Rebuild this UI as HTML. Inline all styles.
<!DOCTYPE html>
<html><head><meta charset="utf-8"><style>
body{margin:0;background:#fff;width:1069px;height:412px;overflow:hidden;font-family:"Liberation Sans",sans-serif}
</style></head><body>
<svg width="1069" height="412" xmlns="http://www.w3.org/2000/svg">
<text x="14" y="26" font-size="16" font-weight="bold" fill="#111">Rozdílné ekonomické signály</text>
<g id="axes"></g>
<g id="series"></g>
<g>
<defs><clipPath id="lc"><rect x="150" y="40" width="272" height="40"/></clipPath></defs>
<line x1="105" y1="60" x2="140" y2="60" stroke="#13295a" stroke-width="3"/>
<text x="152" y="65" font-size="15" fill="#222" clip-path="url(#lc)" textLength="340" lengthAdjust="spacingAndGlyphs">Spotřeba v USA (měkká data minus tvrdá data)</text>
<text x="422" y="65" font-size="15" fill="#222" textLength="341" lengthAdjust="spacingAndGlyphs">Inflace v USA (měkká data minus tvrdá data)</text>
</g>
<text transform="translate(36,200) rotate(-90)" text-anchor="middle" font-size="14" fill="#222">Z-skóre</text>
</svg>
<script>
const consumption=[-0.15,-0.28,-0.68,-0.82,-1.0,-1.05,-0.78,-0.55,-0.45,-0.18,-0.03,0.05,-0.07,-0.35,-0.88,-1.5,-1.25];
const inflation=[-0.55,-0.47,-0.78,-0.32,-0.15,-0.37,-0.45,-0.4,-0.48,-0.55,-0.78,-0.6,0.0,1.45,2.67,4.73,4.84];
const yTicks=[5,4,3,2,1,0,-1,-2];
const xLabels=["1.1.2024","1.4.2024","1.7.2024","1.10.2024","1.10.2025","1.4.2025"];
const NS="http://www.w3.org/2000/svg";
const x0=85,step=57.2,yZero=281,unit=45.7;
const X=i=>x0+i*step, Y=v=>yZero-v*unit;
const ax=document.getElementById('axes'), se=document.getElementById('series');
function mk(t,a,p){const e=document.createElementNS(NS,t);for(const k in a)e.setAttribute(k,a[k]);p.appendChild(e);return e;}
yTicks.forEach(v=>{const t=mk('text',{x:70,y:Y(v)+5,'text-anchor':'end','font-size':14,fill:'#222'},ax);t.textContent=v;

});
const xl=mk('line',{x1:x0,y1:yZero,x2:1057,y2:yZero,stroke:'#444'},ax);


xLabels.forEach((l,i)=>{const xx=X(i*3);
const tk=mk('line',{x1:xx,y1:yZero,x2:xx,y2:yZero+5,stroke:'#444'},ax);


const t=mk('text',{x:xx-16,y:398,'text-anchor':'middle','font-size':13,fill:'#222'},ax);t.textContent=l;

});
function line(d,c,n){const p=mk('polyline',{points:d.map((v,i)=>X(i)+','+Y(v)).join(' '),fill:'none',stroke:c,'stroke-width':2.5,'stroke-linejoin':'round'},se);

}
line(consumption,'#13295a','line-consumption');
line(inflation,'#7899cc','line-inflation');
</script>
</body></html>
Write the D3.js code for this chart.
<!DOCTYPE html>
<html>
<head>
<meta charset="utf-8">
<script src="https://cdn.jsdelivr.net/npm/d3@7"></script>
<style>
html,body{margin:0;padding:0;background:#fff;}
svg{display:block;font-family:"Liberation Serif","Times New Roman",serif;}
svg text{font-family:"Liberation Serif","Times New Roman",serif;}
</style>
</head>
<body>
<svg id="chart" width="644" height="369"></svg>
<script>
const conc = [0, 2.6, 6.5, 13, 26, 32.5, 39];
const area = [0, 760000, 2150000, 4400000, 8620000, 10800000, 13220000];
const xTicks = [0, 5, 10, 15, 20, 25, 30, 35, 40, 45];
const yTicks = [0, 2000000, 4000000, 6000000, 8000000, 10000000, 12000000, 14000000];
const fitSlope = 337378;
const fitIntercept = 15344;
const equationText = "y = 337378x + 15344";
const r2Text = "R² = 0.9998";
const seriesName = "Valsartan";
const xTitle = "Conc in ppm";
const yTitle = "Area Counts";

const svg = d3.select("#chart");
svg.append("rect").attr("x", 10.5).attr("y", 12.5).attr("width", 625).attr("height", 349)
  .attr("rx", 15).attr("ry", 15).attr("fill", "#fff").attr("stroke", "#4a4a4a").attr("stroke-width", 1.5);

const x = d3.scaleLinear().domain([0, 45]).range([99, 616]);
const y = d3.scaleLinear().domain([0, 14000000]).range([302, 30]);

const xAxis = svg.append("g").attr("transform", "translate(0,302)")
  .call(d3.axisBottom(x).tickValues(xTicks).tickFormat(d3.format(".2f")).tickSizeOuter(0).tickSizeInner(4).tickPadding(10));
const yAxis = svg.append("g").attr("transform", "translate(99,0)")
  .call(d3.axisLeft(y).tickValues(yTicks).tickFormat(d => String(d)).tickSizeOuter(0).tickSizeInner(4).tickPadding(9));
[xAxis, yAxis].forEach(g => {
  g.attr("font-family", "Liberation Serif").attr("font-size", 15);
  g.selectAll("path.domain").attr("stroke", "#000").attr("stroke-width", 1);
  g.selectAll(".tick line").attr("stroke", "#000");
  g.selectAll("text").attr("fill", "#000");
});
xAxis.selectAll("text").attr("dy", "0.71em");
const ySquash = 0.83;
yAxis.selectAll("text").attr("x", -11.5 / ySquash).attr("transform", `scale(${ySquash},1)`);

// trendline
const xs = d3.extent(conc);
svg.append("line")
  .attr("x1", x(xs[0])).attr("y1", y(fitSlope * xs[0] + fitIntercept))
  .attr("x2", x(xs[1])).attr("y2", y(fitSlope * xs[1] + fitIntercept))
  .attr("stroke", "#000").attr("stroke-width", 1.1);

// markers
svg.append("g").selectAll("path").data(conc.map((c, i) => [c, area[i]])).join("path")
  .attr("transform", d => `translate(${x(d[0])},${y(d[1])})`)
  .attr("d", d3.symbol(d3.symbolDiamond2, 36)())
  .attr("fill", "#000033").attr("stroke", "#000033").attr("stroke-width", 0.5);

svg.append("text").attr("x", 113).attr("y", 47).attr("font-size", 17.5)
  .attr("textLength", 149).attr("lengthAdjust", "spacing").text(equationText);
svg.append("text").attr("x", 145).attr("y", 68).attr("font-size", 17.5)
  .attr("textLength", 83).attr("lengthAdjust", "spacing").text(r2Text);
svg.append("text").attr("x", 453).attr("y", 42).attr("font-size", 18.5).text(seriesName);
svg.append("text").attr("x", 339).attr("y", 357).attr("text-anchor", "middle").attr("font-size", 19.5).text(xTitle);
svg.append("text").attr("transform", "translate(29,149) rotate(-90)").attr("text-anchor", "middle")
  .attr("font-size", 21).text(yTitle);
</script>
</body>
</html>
+===+
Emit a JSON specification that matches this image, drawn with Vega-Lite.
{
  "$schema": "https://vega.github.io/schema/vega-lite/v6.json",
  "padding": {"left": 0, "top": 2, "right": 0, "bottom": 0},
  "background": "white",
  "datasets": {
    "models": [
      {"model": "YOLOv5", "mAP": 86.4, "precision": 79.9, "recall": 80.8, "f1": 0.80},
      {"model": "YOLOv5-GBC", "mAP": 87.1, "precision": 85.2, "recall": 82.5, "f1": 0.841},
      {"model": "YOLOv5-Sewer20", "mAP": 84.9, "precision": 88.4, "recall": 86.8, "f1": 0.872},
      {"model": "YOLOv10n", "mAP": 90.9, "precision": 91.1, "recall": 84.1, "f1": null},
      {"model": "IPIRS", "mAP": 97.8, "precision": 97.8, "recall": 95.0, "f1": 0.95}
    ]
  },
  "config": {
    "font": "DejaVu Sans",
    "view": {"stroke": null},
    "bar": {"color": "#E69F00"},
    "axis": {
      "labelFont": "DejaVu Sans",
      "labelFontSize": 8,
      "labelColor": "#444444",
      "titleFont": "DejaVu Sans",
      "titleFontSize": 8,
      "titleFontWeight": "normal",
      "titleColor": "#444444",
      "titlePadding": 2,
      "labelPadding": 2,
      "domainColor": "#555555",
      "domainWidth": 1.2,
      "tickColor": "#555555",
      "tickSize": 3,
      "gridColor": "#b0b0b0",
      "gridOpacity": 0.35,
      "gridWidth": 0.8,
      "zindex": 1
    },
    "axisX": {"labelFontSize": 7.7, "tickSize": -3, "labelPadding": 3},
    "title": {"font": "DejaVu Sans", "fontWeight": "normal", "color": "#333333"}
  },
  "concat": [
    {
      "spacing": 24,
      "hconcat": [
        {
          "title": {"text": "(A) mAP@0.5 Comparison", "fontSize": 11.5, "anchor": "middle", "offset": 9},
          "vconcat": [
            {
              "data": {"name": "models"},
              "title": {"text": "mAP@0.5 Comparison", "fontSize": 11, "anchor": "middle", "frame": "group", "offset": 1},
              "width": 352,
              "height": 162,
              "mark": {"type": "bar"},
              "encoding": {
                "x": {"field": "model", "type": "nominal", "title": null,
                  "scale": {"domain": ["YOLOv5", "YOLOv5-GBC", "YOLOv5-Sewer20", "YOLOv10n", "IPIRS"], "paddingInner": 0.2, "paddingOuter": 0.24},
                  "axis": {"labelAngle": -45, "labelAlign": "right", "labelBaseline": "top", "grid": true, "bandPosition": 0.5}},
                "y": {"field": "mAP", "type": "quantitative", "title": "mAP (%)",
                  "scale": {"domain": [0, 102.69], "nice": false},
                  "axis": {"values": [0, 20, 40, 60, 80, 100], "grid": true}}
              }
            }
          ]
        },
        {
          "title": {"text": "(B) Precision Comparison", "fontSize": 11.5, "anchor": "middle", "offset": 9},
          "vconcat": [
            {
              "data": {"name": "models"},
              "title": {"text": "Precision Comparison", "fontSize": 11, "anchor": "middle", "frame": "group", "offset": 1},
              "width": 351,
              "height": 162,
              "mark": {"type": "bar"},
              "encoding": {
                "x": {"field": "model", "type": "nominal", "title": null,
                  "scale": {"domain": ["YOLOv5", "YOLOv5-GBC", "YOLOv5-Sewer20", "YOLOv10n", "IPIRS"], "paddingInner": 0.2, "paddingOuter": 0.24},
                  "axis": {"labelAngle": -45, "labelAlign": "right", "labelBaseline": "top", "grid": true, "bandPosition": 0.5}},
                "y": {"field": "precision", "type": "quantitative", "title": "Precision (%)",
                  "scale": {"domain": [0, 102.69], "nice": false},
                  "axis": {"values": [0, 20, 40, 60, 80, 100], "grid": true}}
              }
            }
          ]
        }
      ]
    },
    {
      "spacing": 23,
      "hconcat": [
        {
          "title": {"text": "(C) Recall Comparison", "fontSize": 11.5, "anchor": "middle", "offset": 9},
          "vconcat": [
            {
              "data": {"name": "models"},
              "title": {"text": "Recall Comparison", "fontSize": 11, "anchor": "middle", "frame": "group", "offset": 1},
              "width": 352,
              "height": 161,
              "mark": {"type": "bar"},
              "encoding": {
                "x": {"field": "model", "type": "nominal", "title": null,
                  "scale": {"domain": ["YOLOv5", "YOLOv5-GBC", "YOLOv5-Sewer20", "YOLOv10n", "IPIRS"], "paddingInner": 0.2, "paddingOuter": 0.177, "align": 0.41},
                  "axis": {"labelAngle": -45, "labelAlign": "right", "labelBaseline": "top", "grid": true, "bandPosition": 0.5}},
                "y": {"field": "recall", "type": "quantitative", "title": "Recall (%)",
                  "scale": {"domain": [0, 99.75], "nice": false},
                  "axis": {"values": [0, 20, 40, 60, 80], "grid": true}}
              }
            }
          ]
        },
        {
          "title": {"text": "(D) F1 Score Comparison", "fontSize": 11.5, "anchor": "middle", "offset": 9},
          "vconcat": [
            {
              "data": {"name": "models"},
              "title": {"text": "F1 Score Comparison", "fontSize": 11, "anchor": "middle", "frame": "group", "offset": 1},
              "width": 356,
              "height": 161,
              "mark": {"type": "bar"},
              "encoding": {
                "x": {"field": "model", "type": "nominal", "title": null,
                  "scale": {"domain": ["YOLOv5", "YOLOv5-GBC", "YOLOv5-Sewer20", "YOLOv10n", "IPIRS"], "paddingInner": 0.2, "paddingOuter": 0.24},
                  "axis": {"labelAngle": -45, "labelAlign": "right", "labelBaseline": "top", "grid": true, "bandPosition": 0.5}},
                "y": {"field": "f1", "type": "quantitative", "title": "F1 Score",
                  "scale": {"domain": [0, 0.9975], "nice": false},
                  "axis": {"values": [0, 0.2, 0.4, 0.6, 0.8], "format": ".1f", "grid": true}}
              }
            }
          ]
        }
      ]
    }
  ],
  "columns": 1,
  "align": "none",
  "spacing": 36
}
+===+
Task prompt:
Copy, from the material above, each line in which the string "this" occurs.

Solution to the problem:
Rebuild this UI as HTML. Inline all styles.
Write the D3.js code for this chart.
Emit a JSON specification that matches this image, drawn with Vega-Lite.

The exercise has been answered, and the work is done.